Since 1978, he has traveled to more than 90 countries to perform, including most recently at the Malaysia Rainforest Festival (2018), the 9th International Sefika Kutluer Festival: East Meets West in Ankara, Turkey (2018), the Arte Dule Indigenous Festival in Panama City, Panama (2019), and public concerts in Winterthur and the Nonam Museum in Zurich, Switzerland (2020). Locke has served as cultural ambassador for the U.S. Information Service since 1980, was a delegate to the Earth Summit in Brazil in 1992, and participated as an interpreter and speaker at the United Nations Habitat II Conference in Turkey in 1996. In 1990 he received a National Heritage Fellowship from the National Endowment for the Arts, the highest award given to traditional artists.

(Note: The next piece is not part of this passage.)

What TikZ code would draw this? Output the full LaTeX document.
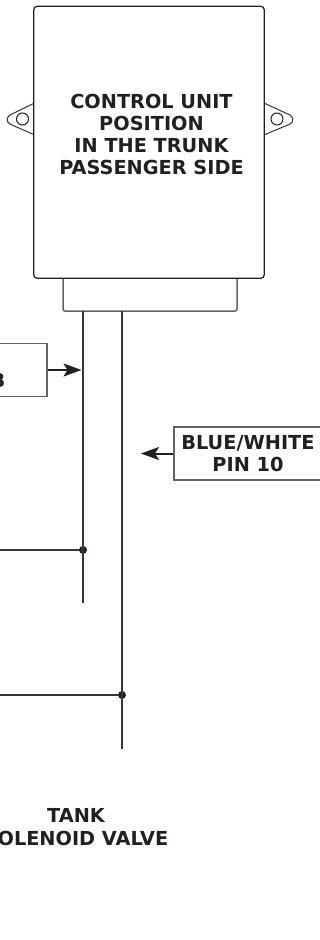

Locke has served on the board of the Lakota Language Consortium and on the advisory board of the World Flute Society. In 2020 she received the prestigious United States Artists Fellowship. He established the Patricia Locke Foundation, named after his late mother Patricia Ann Locke, to provide educational opportunities for disadvantaged children and youth. He served as president and creative director of the Patricia Locke Foundation until his death. In this capacity, he developed a collection of indigenous flute songs for beginners and an online library of cultural and traditional arts education for grades K-12.

Locke was an active member of the Baha’i Faith. He used folk art to emphasize universal themes common to all peoples. The universality of the human spirit, its inclination toward peace, balance and harmony, and the yearning of all people for the divine source are some of the central themes expressed in his circle dance, which is essentially a prayer for the unification of all humanity. Using his folk art, Locke shared this prayer with children and adults, with 50-55,000 people at a time. Although he has performed in many prestigious venues, before numerous dignitaries such as Nelson Mandela and the Dalai Lama, his favorite audience remains children and young people. When asked recently what his mission in life is, he said, “All people have the same impulses, spirits and goals. Through my music and dance, I want to create positive awareness for the unity of humanity.”

Locke is survived by his wife Ceylan Isgor, children Patricia Hupahu Locke, Waniya Locke, Ohiyesá Locke and Kimimila Locke, and grandchildren Omaśte Locke, Oželá Locke, Sienna Cordova, Omani Locke and Breanna Cordova; Wóksape Locke; KyaSue Locke; Wanikiya Locke; Amaya Locke; Ohitika Locke; Anpa’o Locke; brother Charles Locke; sisters Connie Zupan; Carla Peterson; Winona Flying Earth and Jana Locke.

Traditional Lakota and Baha’i services will be held on Friday, October 7, 2022 at 10 a.m. at Eagle’s Landing Lodge west of Custer, SD, followed by a traditional meal at the lodge.

Burial will take place at 2:30 p.m. on Friday, October 7, 2022 at Bell Park Cemetery near Rochford, SD.